AIM OF THE TASK:
Starting with the first line and ending with the line that holds "const seriesNames = ['The", repeat the material exactly.

STORED DATA:
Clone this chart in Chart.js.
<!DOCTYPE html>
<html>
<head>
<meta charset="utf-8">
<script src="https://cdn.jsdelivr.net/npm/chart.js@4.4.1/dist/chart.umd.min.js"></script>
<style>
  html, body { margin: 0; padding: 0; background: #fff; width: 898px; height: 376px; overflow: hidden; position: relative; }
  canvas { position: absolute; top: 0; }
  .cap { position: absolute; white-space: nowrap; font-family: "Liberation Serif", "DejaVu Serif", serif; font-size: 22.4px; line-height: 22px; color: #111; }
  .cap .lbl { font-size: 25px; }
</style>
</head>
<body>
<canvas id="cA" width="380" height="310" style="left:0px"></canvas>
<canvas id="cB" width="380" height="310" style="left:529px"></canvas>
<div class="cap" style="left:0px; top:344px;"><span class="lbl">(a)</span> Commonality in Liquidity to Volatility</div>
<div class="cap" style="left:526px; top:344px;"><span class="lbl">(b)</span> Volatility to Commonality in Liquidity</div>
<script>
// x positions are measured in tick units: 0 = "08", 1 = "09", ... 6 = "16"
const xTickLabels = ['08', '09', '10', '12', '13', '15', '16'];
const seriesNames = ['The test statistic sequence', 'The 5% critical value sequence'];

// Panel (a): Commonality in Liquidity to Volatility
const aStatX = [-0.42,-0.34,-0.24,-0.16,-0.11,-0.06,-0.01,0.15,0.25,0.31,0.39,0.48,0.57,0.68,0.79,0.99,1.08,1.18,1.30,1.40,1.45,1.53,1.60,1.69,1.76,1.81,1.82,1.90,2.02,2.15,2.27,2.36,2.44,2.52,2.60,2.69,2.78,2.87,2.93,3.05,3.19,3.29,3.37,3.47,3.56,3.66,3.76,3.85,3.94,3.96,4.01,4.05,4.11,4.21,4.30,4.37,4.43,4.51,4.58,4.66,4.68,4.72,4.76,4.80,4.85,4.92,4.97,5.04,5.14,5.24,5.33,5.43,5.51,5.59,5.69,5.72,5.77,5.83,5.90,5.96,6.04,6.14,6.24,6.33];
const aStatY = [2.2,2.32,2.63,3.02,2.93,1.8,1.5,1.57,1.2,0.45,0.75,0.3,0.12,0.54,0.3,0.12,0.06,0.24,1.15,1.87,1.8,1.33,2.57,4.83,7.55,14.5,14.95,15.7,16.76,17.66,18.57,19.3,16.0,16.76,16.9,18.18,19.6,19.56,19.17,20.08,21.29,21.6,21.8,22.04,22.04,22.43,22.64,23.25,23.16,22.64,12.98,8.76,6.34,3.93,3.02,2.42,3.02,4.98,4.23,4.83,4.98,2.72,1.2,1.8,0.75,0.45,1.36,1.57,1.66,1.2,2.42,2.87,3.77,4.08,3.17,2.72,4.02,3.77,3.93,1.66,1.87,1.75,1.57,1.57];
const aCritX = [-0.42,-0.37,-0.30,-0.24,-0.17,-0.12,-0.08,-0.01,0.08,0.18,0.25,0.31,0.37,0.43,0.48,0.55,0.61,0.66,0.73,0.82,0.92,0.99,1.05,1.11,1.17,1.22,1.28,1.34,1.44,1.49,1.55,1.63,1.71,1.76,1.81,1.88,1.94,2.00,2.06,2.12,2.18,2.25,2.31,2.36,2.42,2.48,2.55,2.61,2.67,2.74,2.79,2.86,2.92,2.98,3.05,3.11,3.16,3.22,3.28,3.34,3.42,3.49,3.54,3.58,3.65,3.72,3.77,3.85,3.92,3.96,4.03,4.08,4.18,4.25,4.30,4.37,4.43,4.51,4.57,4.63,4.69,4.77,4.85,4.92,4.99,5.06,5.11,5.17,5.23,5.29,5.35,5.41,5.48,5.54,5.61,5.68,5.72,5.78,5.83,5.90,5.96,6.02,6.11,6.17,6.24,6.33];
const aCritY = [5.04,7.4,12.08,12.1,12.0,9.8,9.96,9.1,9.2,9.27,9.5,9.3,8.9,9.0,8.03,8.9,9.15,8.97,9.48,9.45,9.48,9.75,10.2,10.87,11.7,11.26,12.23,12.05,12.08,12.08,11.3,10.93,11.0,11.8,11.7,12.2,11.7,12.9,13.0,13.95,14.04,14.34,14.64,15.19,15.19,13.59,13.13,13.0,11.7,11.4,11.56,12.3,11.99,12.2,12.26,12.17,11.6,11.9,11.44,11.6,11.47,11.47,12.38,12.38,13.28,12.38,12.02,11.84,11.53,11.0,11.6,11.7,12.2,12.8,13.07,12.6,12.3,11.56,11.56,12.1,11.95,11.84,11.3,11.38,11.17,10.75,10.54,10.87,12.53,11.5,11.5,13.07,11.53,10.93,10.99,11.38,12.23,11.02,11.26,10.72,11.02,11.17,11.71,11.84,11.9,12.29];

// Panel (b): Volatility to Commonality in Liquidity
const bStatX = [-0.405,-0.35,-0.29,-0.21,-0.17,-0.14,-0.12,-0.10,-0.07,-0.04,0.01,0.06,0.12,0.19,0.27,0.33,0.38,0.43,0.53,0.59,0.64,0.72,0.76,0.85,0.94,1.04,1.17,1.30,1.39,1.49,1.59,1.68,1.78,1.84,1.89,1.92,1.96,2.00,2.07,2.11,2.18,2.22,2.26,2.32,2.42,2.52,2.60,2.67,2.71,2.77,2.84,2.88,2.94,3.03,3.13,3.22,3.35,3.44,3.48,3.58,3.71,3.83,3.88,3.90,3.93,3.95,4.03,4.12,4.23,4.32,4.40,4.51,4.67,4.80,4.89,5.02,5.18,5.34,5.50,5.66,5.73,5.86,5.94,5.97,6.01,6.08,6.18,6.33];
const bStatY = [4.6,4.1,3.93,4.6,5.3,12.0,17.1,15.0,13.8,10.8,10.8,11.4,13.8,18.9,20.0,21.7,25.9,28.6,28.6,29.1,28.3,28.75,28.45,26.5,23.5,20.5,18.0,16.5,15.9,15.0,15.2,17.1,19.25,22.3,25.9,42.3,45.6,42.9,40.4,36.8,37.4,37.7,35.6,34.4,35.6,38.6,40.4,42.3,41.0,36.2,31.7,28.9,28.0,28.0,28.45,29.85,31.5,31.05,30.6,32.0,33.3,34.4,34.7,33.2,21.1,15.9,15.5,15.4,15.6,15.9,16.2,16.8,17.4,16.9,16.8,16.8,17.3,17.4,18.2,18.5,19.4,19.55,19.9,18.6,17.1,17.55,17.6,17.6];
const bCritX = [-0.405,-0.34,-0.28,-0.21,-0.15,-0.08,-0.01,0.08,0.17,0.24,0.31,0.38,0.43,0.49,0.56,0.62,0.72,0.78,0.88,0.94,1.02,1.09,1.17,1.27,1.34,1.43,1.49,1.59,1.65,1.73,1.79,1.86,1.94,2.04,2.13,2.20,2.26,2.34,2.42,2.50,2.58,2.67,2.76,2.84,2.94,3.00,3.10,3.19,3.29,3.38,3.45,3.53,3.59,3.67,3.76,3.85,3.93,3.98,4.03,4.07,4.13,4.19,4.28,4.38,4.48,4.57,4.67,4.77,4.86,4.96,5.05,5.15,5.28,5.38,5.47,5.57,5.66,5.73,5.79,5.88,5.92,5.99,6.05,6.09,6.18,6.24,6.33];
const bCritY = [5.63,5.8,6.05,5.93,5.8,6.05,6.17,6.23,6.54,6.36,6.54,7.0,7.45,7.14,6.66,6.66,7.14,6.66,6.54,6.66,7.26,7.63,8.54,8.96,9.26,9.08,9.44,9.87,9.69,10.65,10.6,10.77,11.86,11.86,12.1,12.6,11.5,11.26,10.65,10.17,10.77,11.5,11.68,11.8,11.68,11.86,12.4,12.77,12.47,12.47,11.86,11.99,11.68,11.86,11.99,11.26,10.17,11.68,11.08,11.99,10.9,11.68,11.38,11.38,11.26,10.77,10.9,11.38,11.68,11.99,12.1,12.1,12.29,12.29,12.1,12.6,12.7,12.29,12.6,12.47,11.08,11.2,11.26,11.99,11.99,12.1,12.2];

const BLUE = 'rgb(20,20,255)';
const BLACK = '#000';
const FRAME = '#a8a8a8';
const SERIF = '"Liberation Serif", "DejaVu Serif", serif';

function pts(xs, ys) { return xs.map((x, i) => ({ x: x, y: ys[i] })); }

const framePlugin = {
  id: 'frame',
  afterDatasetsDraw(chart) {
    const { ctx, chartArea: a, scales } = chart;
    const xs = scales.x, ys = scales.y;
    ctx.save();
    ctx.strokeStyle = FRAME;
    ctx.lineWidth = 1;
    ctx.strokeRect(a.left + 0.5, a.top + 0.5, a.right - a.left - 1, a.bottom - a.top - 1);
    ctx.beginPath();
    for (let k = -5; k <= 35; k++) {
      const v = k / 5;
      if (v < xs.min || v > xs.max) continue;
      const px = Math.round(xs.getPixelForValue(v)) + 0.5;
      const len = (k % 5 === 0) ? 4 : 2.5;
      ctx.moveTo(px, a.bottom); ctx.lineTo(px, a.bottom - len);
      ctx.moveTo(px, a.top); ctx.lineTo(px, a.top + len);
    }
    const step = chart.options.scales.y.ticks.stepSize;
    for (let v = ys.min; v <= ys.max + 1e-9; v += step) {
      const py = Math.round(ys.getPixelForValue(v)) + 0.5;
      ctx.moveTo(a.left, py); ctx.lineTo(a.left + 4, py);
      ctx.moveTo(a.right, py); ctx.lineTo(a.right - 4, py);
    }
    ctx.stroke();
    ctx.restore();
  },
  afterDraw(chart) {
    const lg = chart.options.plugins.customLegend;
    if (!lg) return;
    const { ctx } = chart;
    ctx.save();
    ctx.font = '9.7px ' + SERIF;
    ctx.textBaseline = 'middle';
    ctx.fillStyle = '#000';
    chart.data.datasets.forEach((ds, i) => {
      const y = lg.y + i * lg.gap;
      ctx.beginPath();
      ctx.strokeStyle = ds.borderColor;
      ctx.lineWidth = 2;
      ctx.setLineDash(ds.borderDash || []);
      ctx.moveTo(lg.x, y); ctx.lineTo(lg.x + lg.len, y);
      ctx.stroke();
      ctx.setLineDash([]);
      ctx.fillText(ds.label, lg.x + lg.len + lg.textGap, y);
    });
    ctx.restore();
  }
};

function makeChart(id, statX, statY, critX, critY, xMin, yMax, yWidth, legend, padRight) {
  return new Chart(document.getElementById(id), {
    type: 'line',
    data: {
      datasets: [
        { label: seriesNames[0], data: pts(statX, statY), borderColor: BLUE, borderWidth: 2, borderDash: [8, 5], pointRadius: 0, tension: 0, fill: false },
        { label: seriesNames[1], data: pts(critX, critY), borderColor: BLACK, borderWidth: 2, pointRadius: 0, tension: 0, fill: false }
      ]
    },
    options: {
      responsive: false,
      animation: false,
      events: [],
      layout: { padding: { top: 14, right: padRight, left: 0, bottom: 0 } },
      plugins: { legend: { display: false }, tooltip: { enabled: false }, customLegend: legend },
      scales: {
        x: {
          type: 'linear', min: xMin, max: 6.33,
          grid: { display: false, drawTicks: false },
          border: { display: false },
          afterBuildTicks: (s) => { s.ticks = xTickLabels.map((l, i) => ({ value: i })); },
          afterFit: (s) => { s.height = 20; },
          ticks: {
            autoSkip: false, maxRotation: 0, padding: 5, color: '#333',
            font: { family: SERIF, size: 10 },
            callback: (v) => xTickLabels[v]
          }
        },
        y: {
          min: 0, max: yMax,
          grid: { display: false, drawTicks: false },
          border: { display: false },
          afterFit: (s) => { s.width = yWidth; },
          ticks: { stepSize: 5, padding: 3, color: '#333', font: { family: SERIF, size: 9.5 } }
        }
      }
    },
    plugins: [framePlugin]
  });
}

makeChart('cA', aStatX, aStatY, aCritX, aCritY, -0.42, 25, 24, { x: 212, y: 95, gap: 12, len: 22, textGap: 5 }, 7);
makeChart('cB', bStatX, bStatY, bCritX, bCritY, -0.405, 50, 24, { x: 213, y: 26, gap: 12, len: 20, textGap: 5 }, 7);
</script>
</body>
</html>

OUTPUT OF THE TASK:
Clone this chart in Chart.js.
<!DOCTYPE html>
<html>
<head>
<meta charset="utf-8">
<script src="https://cdn.jsdelivr.net/npm/chart.js@4.4.1/dist/chart.umd.min.js"></script>
<style>
  html, body { margin: 0; padding: 0; background: #fff; width: 898px; height: 376px; overflow: hidden; position: relative; }
  canvas { position: absolute; top: 0; }
  .cap { position: absolute; white-space: nowrap; font-family: "Liberation Serif", "DejaVu Serif", serif; font-size: 22.4px; line-height: 22px; color: #111; }
  .cap .lbl { font-size: 25px; }
</style>
</head>
<body>
<canvas id="cA" width="380" height="310" style="left:0px"></canvas>
<canvas id="cB" width="380" height="310" style="left:529px"></canvas>
<div class="cap" style="left:0px; top:344px;"><span class="lbl">(a)</span> Commonality in Liquidity to Volatility</div>
<div class="cap" style="left:526px; top:344px;"><span class="lbl">(b)</span> Volatility to Commonality in Liquidity</div>
<script>
// x positions are measured in tick units: 0 = "08", 1 = "09", ... 6 = "16"
const xTickLabels = ['08', '09', '10', '12', '13', '15', '16'];
const seriesNames = ['The test statistic sequence', 'The 5% critical value sequence'];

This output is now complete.